**Exercise brief**
Only the lines from the start of the data through the one containing "(c3) at (709,468)" belong in your answer; return them exactly.
>> Begin Input data
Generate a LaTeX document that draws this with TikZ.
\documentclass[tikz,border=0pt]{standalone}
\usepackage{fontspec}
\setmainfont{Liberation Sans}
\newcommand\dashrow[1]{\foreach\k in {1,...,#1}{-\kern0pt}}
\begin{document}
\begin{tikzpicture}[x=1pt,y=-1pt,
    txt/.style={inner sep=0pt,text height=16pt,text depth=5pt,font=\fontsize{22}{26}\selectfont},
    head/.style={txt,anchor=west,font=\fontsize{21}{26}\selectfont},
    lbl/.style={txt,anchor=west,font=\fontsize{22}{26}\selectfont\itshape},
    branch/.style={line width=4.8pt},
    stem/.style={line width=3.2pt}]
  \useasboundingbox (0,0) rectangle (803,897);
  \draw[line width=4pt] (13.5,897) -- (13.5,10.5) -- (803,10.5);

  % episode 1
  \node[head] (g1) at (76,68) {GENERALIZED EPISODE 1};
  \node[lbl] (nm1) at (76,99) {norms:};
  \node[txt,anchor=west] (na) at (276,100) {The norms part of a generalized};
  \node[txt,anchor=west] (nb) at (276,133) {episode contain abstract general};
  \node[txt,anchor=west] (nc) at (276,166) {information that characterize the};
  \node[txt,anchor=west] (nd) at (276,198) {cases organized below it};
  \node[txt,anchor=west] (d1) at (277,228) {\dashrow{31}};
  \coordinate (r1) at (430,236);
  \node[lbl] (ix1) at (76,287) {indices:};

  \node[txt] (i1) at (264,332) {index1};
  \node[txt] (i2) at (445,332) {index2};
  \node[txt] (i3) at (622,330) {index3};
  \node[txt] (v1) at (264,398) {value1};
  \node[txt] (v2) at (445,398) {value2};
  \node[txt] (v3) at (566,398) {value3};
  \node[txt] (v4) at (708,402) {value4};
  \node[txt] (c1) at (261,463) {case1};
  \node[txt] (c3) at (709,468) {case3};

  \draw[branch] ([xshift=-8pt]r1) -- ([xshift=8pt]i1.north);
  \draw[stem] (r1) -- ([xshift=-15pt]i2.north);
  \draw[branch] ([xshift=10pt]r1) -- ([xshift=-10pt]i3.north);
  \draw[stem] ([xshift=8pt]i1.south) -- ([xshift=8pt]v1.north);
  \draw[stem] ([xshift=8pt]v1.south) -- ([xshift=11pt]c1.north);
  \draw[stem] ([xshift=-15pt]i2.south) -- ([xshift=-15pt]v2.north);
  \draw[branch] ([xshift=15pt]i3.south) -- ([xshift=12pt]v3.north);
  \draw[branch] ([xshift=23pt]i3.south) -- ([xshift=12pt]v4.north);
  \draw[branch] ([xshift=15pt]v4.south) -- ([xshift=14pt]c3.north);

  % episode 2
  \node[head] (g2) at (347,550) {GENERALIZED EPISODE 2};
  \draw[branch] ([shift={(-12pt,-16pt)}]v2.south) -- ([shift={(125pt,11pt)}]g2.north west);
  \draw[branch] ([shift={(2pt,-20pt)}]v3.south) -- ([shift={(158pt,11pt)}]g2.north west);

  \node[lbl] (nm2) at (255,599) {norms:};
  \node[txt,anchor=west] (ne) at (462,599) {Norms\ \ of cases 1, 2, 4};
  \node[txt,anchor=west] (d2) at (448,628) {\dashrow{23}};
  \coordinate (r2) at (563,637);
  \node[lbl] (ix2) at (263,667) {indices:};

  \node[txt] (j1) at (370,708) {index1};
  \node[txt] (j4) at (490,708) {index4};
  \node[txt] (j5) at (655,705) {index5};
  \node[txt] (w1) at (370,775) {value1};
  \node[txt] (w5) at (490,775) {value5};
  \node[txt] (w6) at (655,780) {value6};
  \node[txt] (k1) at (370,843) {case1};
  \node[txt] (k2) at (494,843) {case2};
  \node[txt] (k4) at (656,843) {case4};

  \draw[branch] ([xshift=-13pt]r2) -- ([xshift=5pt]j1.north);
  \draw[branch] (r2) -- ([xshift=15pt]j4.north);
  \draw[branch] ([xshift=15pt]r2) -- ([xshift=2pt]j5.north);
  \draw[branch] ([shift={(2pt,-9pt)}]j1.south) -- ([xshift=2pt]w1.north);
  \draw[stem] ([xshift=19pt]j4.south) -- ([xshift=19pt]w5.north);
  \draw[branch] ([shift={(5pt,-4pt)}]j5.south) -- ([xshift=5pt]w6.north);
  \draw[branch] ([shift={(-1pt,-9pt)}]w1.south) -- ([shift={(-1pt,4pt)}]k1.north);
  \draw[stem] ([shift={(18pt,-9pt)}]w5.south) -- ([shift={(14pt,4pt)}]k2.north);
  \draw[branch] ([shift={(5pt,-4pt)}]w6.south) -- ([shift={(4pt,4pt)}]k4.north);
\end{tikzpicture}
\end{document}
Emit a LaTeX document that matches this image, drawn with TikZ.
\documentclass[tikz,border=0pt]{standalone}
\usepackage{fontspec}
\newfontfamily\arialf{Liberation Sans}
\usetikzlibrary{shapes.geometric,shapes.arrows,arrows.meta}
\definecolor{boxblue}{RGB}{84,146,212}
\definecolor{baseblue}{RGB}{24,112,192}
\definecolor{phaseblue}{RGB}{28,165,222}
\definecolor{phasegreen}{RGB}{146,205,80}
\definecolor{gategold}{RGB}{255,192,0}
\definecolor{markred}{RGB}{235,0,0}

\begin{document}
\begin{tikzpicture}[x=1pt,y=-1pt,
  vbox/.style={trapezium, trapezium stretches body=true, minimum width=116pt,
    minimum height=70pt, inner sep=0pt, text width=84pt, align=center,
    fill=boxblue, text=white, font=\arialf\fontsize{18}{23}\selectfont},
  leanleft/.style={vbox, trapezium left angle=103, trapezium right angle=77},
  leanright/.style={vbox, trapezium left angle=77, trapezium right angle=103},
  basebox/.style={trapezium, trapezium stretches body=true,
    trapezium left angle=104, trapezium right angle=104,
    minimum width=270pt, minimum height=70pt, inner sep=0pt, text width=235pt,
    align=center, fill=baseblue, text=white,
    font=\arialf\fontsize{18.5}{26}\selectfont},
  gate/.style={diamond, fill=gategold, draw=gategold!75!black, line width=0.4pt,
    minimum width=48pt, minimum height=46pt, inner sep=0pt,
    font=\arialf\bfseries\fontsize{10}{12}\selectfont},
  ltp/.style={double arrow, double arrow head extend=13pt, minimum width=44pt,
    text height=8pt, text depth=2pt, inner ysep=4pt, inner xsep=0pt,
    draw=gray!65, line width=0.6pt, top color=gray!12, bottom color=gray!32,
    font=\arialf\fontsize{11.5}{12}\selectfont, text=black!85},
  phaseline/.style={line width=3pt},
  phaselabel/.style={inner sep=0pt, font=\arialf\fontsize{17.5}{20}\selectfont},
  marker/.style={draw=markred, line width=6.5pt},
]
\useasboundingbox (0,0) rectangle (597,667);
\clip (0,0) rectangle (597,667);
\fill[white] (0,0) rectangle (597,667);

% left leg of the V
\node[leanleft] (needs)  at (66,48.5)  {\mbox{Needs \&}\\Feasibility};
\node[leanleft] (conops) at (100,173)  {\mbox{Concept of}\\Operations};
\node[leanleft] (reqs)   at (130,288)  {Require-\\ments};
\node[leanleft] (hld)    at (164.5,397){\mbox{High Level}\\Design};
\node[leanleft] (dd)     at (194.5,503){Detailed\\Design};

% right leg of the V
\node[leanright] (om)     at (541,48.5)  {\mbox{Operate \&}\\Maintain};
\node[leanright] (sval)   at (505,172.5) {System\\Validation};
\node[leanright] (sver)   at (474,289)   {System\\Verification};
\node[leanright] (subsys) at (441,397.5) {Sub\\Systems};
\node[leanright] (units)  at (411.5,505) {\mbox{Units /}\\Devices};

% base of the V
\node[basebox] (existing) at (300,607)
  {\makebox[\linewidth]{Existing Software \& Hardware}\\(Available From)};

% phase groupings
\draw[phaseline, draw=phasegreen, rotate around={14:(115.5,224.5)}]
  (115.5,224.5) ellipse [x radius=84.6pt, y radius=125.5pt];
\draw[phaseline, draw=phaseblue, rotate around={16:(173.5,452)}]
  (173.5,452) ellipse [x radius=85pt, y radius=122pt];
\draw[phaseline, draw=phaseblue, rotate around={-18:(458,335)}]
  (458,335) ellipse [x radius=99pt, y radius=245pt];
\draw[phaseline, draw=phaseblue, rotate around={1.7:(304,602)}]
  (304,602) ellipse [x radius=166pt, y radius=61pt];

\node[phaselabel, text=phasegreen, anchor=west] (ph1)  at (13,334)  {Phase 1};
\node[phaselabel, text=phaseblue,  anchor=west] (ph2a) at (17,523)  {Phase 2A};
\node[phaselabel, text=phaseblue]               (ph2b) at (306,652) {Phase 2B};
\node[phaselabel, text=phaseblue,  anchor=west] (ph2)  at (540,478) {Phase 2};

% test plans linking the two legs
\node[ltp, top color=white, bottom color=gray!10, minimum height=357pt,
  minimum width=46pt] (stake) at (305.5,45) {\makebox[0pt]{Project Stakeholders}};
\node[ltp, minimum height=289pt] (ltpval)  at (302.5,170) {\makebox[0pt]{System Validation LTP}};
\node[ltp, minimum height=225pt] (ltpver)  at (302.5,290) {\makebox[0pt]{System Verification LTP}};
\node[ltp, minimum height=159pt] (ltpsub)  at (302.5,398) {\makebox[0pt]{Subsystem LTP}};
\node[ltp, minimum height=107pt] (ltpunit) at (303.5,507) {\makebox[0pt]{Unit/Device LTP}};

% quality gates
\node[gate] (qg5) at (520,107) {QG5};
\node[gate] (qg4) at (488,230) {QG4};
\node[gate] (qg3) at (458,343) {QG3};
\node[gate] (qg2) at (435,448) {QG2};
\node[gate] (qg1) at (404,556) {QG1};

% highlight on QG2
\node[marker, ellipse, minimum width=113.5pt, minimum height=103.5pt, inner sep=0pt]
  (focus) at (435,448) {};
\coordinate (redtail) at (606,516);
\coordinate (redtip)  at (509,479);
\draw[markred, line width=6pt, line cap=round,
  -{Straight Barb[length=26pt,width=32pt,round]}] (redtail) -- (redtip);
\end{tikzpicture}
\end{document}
>> End Input data
**Solution to this exercise**
Generate a LaTeX document that draws this with TikZ.
\documentclass[tikz,border=0pt]{standalone}
\usepackage{fontspec}
\setmainfont{Liberation Sans}
\newcommand\dashrow[1]{\foreach\k in {1,...,#1}{-\kern0pt}}
\begin{document}
\begin{tikzpicture}[x=1pt,y=-1pt,
    txt/.style={inner sep=0pt,text height=16pt,text depth=5pt,font=\fontsize{22}{26}\selectfont},
    head/.style={txt,anchor=west,font=\fontsize{21}{26}\selectfont},
    lbl/.style={txt,anchor=west,font=\fontsize{22}{26}\selectfont\itshape},
    branch/.style={line width=4.8pt},
    stem/.style={line width=3.2pt}]
  \useasboundingbox (0,0) rectangle (803,897);
  \draw[line width=4pt] (13.5,897) -- (13.5,10.5) -- (803,10.5);

  % episode 1
  \node[head] (g1) at (76,68) {GENERALIZED EPISODE 1};
  \node[lbl] (nm1) at (76,99) {norms:};
  \node[txt,anchor=west] (na) at (276,100) {The norms part of a generalized};
  \node[txt,anchor=west] (nb) at (276,133) {episode contain abstract general};
  \node[txt,anchor=west] (nc) at (276,166) {information that characterize the};
  \node[txt,anchor=west] (nd) at (276,198) {cases organized below it};
  \node[txt,anchor=west] (d1) at (277,228) {\dashrow{31}};
  \coordinate (r1) at (430,236);
  \node[lbl] (ix1) at (76,287) {indices:};

  \node[txt] (i1) at (264,332) {index1};
  \node[txt] (i2) at (445,332) {index2};
  \node[txt] (i3) at (622,330) {index3};
  \node[txt] (v1) at (264,398) {value1};
  \node[txt] (v2) at (445,398) {value2};
  \node[txt] (v3) at (566,398) {value3};
  \node[txt] (v4) at (708,402) {value4};
  \node[txt] (c1) at (261,463) {case1};
  \node[txt] (c3) at (709,468) {case3};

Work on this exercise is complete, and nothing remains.